# Goal:
Starting at the first line of the listing below, retype each line up to and including the one that contains "import seaborn as sns". Leave pictures out.
>> Start Material provided
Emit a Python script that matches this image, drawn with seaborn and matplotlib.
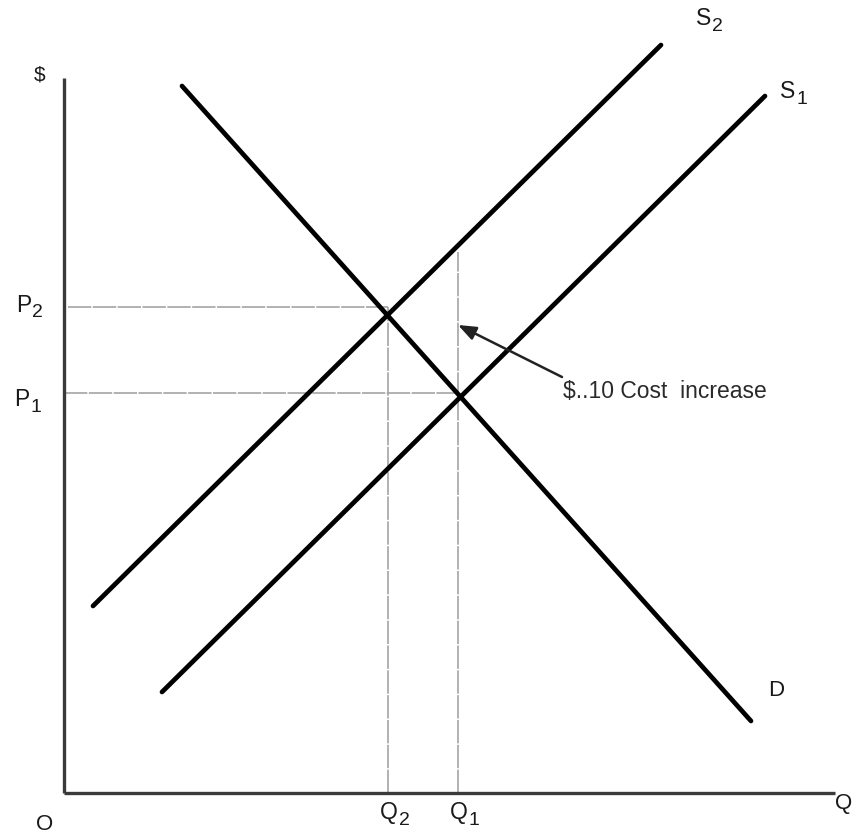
import matplotlib
matplotlib.use("Agg")
import matplotlib.pyplot as plt
import pandas as pd
import seaborn as sns

# Curve endpoints (quantity, price)
curve_names = ["D", "S2", "S1"]
curve_q = [[11.8, 68.7], [2.9, 59.7], [9.8, 70.1]]
curve_p = [[70.7, 7.2], [18.7, 74.8], [10.1, 69.7]]

# Equilibrium prices and quantities
P1, P2 = 40.0, 48.6
Q1, Q2 = 39.4, 32.4
Q1_top = 54.1          # S2 price at Q1 (top of the cost gap)

# Axis extents
q_max, p_max = 77.1, 71.5

cost_note = "$..10 Cost  increase"

sns.set_theme(style="white")
plt.rcParams["font.family"] = ["Liberation Sans", "DejaVu Sans"]

rows = []
for name, qs, ps in zip(curve_names, curve_q, curve_p):
    for q, p in zip(qs, ps):
        rows.append({"curve": name, "q": q, "p": p})
curves = pd.DataFrame(rows)

fig = plt.figure(figsize=(8.52, 8.34), dpi=100)
ax = fig.add_axes([0, 0, 1, 1])
ax.set_xlim(-6.4, 78.8)
ax.set_ylim(-4.1, 79.3)

# Guide lines to the axes
guide = dict(color="#a4a4a4", lw=1.2, ls=(0, (14, 0.9)), zorder=1)
ax.plot([0.4, Q2], [P2, P2], **guide)
ax.plot([0.0, Q1], [P1, P1], **guide)
ax.plot([Q2, Q2], [0, P2], **guide)
ax.plot([Q1, Q1], [0, Q1_top], **guide)

# Demand and supply curves
sns.lineplot(data=curves, x="q", y="p", units="curve", estimator=None,
             sort=False, color="black", lw=3.4, ax=ax, zorder=3,
             solid_capstyle="round")

# Axes
ax.plot([0, 0], [0, p_max], color="#3a3a3a", lw=2.4, zorder=2,
        solid_capstyle="butt")
ax.plot([0, q_max], [0, 0], color="#3a3a3a", lw=2.4, zorder=2,
        solid_capstyle="butt")

for s in ax.spines.values():
    s.set_visible(False)
ax.set_xticks([])
ax.set_yticks([])
ax.set_xlabel("")
ax.set_ylabel("")

ink = "#1a1a1a"


def label(x, y, main, sub=None, size=16.5, ha="center"):
    """Letter with an optional near full-size subscript."""
    t = ax.text(x, y, main, color=ink, fontsize=size, ha=ha, va="center")
    if sub:
        ax.annotate(sub, xy=(1, 0), xycoords=t, xytext=(0.5, -3.5),
                    textcoords="offset points", color=ink,
                    fontsize=size * 0.85, ha="left", va="bottom")
    return t


label(-2.4, 71.8, "$", size=15, )
label(64.0, 77.4, "S", "2")
label(72.4, 70.1, "S", "1")
label(71.2, 10.3, "D", size=16)
label(-4.0, 48.8, "P", "2")
label(-4.2, 39.3, "P", "1")
label(-1.9, -3.2, "O", size=16)
label(Q2 + 0.1, -2.0, "Q", "2")
label(Q1 + 0.1, -2.0, "Q", "1")
label(77.1, -1.0, "Q", size=16, ha="left")

ax.annotate("", xy=(Q1, 46.8), xytext=(49.8, 41.6),
            arrowprops=dict(arrowstyle="-|>,head_length=0.9,head_width=0.35",
                            color="#222222", lw=1.8, shrinkA=0, shrinkB=0))
ax.text(49.9, 40.1, cost_note, color="#2a2a2a", fontsize=16.5,
        ha="left", va="center")

fig.savefig("out.png", dpi=100)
>> End Material provided
# Full output:
Emit a Python script that matches this image, drawn with seaborn and matplotlib.
import matplotlib
matplotlib.use("Agg")
import matplotlib.pyplot as plt
import pandas as pd
import seaborn as sns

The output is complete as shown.